June 2000

Corba, XML and ODBC Suck

This document is a rant about the monkeys in the computer standards committees. Their unthoughtful designs are just adding to the pile of BS (often proprietary) junk standards.

CORBA SUCKS!

    CORBA sucks when connecting any two NEW applications together. Making two incompatible applications in the first place is stupid.

    CORBA is only good for connecting to legacy applications. Since everyone I have spoken to does not know what I mean by "legacy", I will explain: The CORBA interface only needs to be made when writing new applications for any application/platform that exists already. If the legacy app exists, and it does not use CORBA, you have to make a CORBA interface for it.

    If you use CORBA, despite my warnings, at the very most you have slow communication. CORBA is only supposed to be used at the application level. It is not to be used for making anything used in O(n^2), or greater, amounts.

    So is the problem so bad? The committee chimps made yet another inadequate patch to the incompatibility problem. What should have been done is made set of language -> communication programs that read source code and provide you with a CORBA-like communication program. Essentially encapsulating the CORBA spec into conversion applications. You can see this done with the Java->CORBA object interface definition, but it is not part of CORBA, it is a solution to CORBA's problems.

XML SUCKS!

    The monkeys responsible for the XML standard have managed to specify a data format without specifying a useful data format. Sure, you can store ints, strings and records in a standard method, but the intent, the meaning, of these structures is not encoded. If I wanted to store a DAG (directed acyclic graph) in XML, the receiving XML parser would not know it is receiving a DAG. If I store colour="yellow", width=4, height=4, am a I storing button info? or a cell in a spreadsheet? The primitive structures stored by XML are a small step in the right direction, but the step is so small we will take forever to get where we are going.
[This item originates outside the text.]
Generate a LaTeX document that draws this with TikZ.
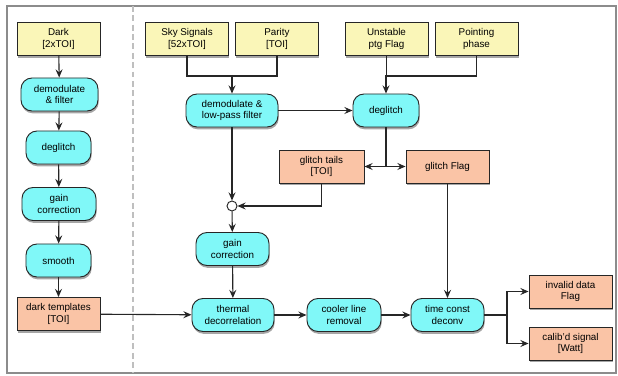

    With XML we now have standardized BLOAT. The format for telephony files was very simple to parse. With XML I would not have to parse bytes into strings, or bytes into integers. But now I have to contend with a file size 10 times larger. XML does NOT save me from having to parse the files in context of a telephone call or billing detail. I saved myself a couple hours of work with XML so I could process 10 CDs of call details, instead of 1, every month.

    XML should be encapsulated in an application. Very much like the Excel's text->columns interface: Specify the data format and it makes the parsing app. GREAT! Now we have efficiency, backwards compatibility and interopability with less work than those DAMNED DDL scripts!

    XML could have been made useful by specifying the format for common data structures and objects. Things like form objects and ADTs. At least the context of those strings and integers will be processed for you.

ODBC SUCKS!

    ODBC has got the take the cake. If there was ever a batch of chimps at work, this is what they would produce. ODBC solves NOTHING. First RPC is already done, and the second is subtle: SQL has got to be the worst adhered "standard" in all the universe. Every DB vendor has their own incompatible "optimizations". This is to be expected; embrace and extend is what business do. But the ODBC chimps had to make sure that this incompatibility extended across the ODBC link. They just carry the SQL from the client to the DB backend for parsing. You might as well use a telnet library to a DB session!

    ODBC should have encapsulated the concept of a query in a standard data structure. This standard structure would be sent to the DB backend where it is interpreted into any particular proprietary format. ODBC would then be a standard method of communicating with a DB. Instead, unfortunately, you must make separate libraries for each type of DB.